**Requirement**
Without the pictures, repeat the listing character for character.

━━━━━━━━━━

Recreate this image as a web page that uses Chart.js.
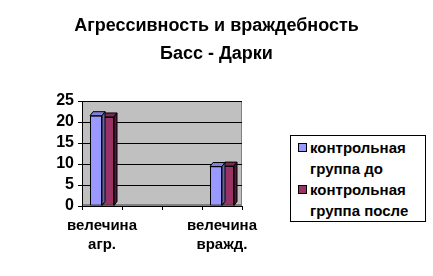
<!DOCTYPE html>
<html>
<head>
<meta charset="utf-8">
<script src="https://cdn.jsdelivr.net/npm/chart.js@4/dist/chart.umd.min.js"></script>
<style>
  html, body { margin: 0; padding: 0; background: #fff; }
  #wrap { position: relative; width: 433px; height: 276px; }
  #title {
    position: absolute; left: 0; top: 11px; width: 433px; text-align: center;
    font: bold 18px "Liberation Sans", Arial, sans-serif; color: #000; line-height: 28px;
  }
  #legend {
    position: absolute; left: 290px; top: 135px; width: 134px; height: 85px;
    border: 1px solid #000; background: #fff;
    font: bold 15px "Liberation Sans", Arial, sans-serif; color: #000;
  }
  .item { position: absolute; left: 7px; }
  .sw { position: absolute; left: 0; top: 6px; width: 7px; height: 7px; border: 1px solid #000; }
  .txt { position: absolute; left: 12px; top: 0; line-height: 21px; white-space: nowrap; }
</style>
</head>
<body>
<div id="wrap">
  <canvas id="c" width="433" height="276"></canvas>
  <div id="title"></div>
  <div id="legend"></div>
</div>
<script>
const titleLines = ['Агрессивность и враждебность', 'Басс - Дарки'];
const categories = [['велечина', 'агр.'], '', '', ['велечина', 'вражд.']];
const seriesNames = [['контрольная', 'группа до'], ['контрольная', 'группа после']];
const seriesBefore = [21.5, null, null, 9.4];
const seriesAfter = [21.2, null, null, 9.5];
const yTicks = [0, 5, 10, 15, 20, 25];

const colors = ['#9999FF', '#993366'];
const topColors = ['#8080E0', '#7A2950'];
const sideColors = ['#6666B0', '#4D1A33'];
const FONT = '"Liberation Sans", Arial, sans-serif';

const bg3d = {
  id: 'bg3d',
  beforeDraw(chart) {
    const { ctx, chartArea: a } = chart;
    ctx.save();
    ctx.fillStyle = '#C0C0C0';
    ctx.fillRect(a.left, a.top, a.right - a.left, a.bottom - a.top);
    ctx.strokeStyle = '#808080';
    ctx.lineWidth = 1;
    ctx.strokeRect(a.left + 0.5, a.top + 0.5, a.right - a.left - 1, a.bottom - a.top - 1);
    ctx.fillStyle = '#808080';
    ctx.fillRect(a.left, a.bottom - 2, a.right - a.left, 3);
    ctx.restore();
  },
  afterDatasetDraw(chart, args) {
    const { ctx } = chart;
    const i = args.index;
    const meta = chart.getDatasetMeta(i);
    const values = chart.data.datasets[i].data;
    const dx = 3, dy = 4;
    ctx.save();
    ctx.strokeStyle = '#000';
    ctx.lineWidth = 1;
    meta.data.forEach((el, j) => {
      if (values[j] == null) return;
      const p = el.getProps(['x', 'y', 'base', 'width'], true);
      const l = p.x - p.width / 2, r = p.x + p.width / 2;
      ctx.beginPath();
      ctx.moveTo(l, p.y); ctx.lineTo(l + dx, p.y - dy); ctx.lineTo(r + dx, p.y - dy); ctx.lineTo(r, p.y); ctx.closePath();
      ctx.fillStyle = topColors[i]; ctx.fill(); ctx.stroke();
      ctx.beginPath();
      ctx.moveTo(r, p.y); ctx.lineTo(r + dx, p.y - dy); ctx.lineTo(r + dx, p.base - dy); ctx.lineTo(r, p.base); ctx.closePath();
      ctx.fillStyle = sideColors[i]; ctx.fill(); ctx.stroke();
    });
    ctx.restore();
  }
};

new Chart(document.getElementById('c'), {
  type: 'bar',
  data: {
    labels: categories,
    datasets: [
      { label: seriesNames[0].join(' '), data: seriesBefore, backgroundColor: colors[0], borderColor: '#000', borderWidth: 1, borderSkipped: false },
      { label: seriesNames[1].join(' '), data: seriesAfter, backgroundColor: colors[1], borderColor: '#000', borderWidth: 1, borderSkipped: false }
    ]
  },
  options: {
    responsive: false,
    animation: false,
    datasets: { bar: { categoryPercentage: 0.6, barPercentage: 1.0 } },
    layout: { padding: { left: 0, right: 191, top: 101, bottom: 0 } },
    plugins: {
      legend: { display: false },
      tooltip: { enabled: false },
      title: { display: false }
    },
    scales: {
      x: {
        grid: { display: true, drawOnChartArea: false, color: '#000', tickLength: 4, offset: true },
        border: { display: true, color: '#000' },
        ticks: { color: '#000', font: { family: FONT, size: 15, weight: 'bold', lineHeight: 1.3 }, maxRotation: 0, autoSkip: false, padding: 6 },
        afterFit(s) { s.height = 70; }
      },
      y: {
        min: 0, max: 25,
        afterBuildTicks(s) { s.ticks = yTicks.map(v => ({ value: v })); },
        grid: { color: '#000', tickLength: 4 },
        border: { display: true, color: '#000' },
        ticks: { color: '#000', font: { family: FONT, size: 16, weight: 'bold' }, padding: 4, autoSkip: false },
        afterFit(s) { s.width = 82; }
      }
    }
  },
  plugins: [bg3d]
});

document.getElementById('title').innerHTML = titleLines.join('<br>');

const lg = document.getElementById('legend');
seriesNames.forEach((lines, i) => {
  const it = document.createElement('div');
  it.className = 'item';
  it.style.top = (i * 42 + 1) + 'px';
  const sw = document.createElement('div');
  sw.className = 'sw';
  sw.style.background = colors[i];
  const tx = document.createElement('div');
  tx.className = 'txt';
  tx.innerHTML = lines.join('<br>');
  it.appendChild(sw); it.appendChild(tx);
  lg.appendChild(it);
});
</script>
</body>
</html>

━━━━━━━━━━

**In response**
Recreate this image as a web page that uses Chart.js.
<!DOCTYPE html>
<html>
<head>
<meta charset="utf-8">
<script src="https://cdn.jsdelivr.net/npm/chart.js@4/dist/chart.umd.min.js"></script>
<style>
  html, body { margin: 0; padding: 0; background: #fff; }
  #wrap { position: relative; width: 433px; height: 276px; }
  #title {
    position: absolute; left: 0; top: 11px; width: 433px; text-align: center;
    font: bold 18px "Liberation Sans", Arial, sans-serif; color: #000; line-height: 28px;
  }
  #legend {
    position: absolute; left: 290px; top: 135px; width: 134px; height: 85px;
    border: 1px solid #000; background: #fff;
    font: bold 15px "Liberation Sans", Arial, sans-serif; color: #000;
  }
  .item { position: absolute; left: 7px; }
  .sw { position: absolute; left: 0; top: 6px; width: 7px; height: 7px; border: 1px solid #000; }
  .txt { position: absolute; left: 12px; top: 0; line-height: 21px; white-space: nowrap; }
</style>
</head>
<body>
<div id="wrap">
  <canvas id="c" width="433" height="276"></canvas>
  <div id="title"></div>
  <div id="legend"></div>
</div>
<script>
const titleLines = ['Агрессивность и враждебность', 'Басс - Дарки'];
const categories = [['велечина', 'агр.'], '', '', ['велечина', 'вражд.']];
const seriesNames = [['контрольная', 'группа до'], ['контрольная', 'группа после']];
const seriesBefore = [21.5, null, null, 9.4];
const seriesAfter = [21.2, null, null, 9.5];
const yTicks = [0, 5, 10, 15, 20, 25];

const colors = ['#9999FF', '#993366'];
const topColors = ['#8080E0', '#7A2950'];
const sideColors = ['#6666B0', '#4D1A33'];
const FONT = '"Liberation Sans", Arial, sans-serif';

const bg3d = {
  id: 'bg3d',
  beforeDraw(chart) {
    const { ctx, chartArea: a } = chart;
    ctx.save();
    ctx.fillStyle = '#C0C0C0';
    ctx.fillRect(a.left, a.top, a.right - a.left, a.bottom - a.top);
    ctx.strokeStyle = '#808080';
    ctx.lineWidth = 1;
    ctx.strokeRect(a.left + 0.5, a.top + 0.5, a.right - a.left - 1, a.bottom - a.top - 1);
    ctx.fillStyle = '#808080';
    ctx.fillRect(a.left, a.bottom - 2, a.right - a.left, 3);
    ctx.restore();
  },
  afterDatasetDraw(chart, args) {
    const { ctx } = chart;
    const i = args.index;
    const meta = chart.getDatasetMeta(i);
    const values = chart.data.datasets[i].data;
    const dx = 3, dy = 4;
    ctx.save();
    ctx.strokeStyle = '#000';
    ctx.lineWidth = 1;
    meta.data.forEach((el, j) => {
      if (values[j] == null) return;
      const p = el.getProps(['x', 'y', 'base', 'width'], true);
      const l = p.x - p.width / 2, r = p.x + p.width / 2;
      ctx.beginPath();
      ctx.moveTo(l, p.y); ctx.lineTo(l + dx, p.y - dy); ctx.lineTo(r + dx, p.y - dy); ctx.lineTo(r, p.y); ctx.closePath();
      ctx.fillStyle = topColors[i]; ctx.fill(); ctx.stroke();
      ctx.beginPath();
      ctx.moveTo(r, p.y); ctx.lineTo(r + dx, p.y - dy); ctx.lineTo(r + dx, p.base - dy); ctx.lineTo(r, p.base); ctx.closePath();
      ctx.fillStyle = sideColors[i]; ctx.fill(); ctx.stroke();
    });
    ctx.restore();
  }
};

new Chart(document.getElementById('c'), {
  type: 'bar',
  data: {
    labels: categories,
    datasets: [
      { label: seriesNames[0].join(' '), data: seriesBefore, backgroundColor: colors[0], borderColor: '#000', borderWidth: 1, borderSkipped: false },
      { label: seriesNames[1].join(' '), data: seriesAfter, backgroundColor: colors[1], borderColor: '#000', borderWidth: 1, borderSkipped: false }
    ]
  },
  options: {
    responsive: false,
    animation: false,
    datasets: { bar: { categoryPercentage: 0.6, barPercentage: 1.0 } },
    layout: { padding: { left: 0, right: 191, top: 101, bottom: 0 } },
    plugins: {
      legend: { display: false },
      tooltip: { enabled: false },
      title: { display: false }
    },
    scales: {
      x: {
        grid: { display: true, drawOnChartArea: false, color: '#000', tickLength: 4, offset: true },
        border: { display: true, color: '#000' },
        ticks: { color: '#000', font: { family: FONT, size: 15, weight: 'bold', lineHeight: 1.3 }, maxRotation: 0, autoSkip: false, padding: 6 },
        afterFit(s) { s.height = 70; }
      },
      y: {
        min: 0, max: 25,
        afterBuildTicks(s) { s.ticks = yTicks.map(v => ({ value: v })); },
        grid: { color: '#000', tickLength: 4 },
        border: { display: true, color: '#000' },
        ticks: { color: '#000', font: { family: FONT, size: 16, weight: 'bold' }, padding: 4, autoSkip: false },
        afterFit(s) { s.width = 82; }
      }
    }
  },
  plugins: [bg3d]
});

document.getElementById('title').innerHTML = titleLines.join('<br>');

const lg = document.getElementById('legend');
seriesNames.forEach((lines, i) => {
  const it = document.createElement('div');
  it.className = 'item';
  it.style.top = (i * 42 + 1) + 'px';
  const sw = document.createElement('div');
  sw.className = 'sw';
  sw.style.background = colors[i];
  const tx = document.createElement('div');
  tx.className = 'txt';
  tx.innerHTML = lines.join('<br>');
  it.appendChild(sw); it.appendChild(tx);
  lg.appendChild(it);
});
</script>
</body>
</html>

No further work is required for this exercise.